Pay, benefit and health care changes in their contracts, which have terms of one to three years, will cost the state about $5.6 billion, according to the California Department of Human Resources.
Last year, the state spent about $18.4 billion on wages and about $8.2 billion on retirement and health benefits, for a total of about $26.6 billion, according to State Controller’s Office data. That’s up from about $19 billion 10 years ago.
The state’s total payroll hovered between $14 billion and $15 billion from 2009 to 2014, when it started ticking upward as the economy recovered.
Newsom took office in a year when contracts with six state worker unions were expiring, including its agreement with SEIU Local 1000, the largest state worker union representing about 100,000 workers. The state also was sitting on a budget surplus.
After a slow start, negotiations went relatively smoothly, avoiding the strike threats and standoffs that peppered some of the negotiations with former Gov. Jerry Brown’s administration. Newsom signed legislation Oct. 13 finalizing the new contracts.

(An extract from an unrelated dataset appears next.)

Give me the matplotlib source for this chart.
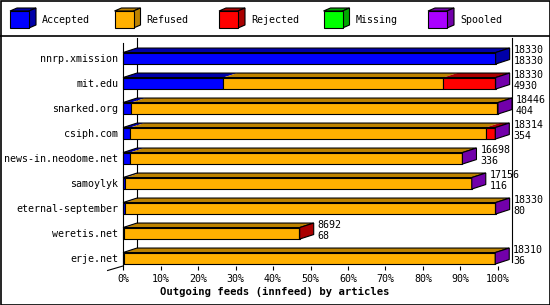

State workers with the new contracts received salary increases that are in line with those being negotiated by cities and counties, where workers’ unions have been negotiating 3 to 5 percent raises, said Tim Yeung, a labor and employment lawyer with Sacramento-based firm Sloan Sakai.

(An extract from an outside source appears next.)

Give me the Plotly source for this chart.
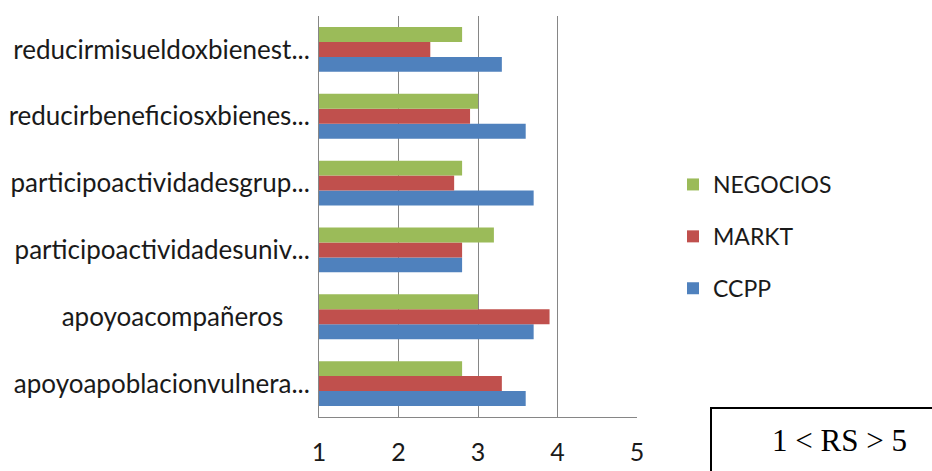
import plotly.graph_objects as go

categories = [
    "apoyoapoblacionvulnera...",
    "apoyoacompañeros",
    "participoactividadesuniv...",
    "participoactividadesgrup...",
    "reducirbeneficiosxbienes...",
    "reducirmisueldoxbienest...",
]
ccpp = [3.6, 3.7, 2.8, 3.7, 3.6, 3.3]
markt = [3.3, 3.9, 2.8, 2.7, 2.9, 2.4]
negocios = [2.8, 3.0, 3.2, 2.8, 3.0, 2.8]
x_ticks = [1, 2, 3, 4, 5]

series = [("CCPP", ccpp, "#4F81BD", 3), ("MARKT", markt, "#C0504D", 2), ("NEGOCIOS", negocios, "#9BBB59", 1)]

FONT = "Lato"
fig = go.Figure()
for name, vals, col, rank in series:
    fig.add_trace(go.Bar(y=categories, x=vals, name=name, orientation="h", legendrank=rank,
                         marker=dict(color=col, line=dict(width=0)), legendgroup=name))

W, H = 932, 471
L, R, T, B = 319, 637, 16, 417
tick_text = [c + ("\u00a0" * 4 if c == "apoyoacompañeros" else "") for c in categories]
fig.update_layout(
    width=W, height=H,
    margin=dict(l=L, r=W - R, t=T, b=H - B, pad=0, autoexpand=False),
    paper_bgcolor="white", plot_bgcolor="white",
    barmode="group", bargap=0.33, bargroupgap=0,
    font=dict(family=FONT, size=22, color="#1a1a1a"),
    showlegend=True,
    legend=dict(x=(673 - L) / (R - L), xanchor="left", y=(B - 163) / (B - T), yanchor="top",
                traceorder="grouped", tracegroupgap=19,
                font=dict(family=FONT, size=23, color="#1a1a1a"),
                itemwidth=30, bgcolor="rgba(0,0,0,0)"),
    xaxis=dict(range=[1, 5], tickvals=x_ticks, showgrid=True, gridcolor="#868686", gridwidth=1,
               showline=True, linecolor="#868686", linewidth=1, zeroline=False, automargin=False,
               ticks="", ticklabelstandoff=13, tickfont=dict(size=25)),
    yaxis=dict(categoryorder="array", categoryarray=categories, tickvals=categories, ticktext=tick_text,
               showgrid=False, automargin=False,
               showline=True, linecolor="#868686", linewidth=1, ticks="",
               ticklabelstandoff=3, tickfont=dict(size=26)),
)

# "1 < RS > 5" text box
bx0 = (711 - L) / (R - L)
bx1 = (940 - L) / (R - L)
by0 = (B - 480) / (B - T)
by1 = (B - 408) / (B - T)
fig.add_shape(type="rect", xref="paper", yref="paper", x0=bx0, x1=bx1, y0=by0, y1=by1,
              line=dict(color="black", width=2), fillcolor="rgba(0,0,0,0)", layer="above")
fig.add_annotation(xref="paper", yref="paper", x=(839 - L) / (R - L), y=(B - 440) / (B - T),
                   text="1 &lt; RS &gt; 5", showarrow=False, xanchor="center", yanchor="middle",
                   font=dict(family="Liberation Serif", size=31, color="black"))

fig.write_html("out.html")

Newsom’s bargaining team demonstrated willingness to offer special raises for job classifications with recruitment and retention problems, authorizing hefty increases for workers in select jobs. This year’s contract agreements include a couple novel arrangements, such as a new $3,100-per-year health insurance stipend and the diversion of part of a California Highway Patrol raise to help pay for retirement benefits.
Taken together, the contracts reflect a bargaining approach aimed at bolstering the state’s workforce while minimizing the pay increases that add the most to the state’s pension burdens, Yeung said.
“Historically the state has been conservative in their general salary increases for public employees, and I think these contracts preserve that position,” he said. “To the extent they’re having retention problems, it sounds like they’re trying to target particular raises for those positions, which makes sense to me.”
In addition to new raises and perks, many of the contracts call for slight increases to what state workers pay toward their retirement benefits, including changes that move employees closer to a 50-50 split with their employers in making annual pension contributions.
Just one union with an expired contract, the California Association of Psychiatric Technicians, didn’t reach a new agreement. A spokesman for the union, whose workers care for mentally ill and developmentally disabled people in state facilities, declined to comment on where negotiations stand. When contracts expire, employees keep working under their last contract’s terms.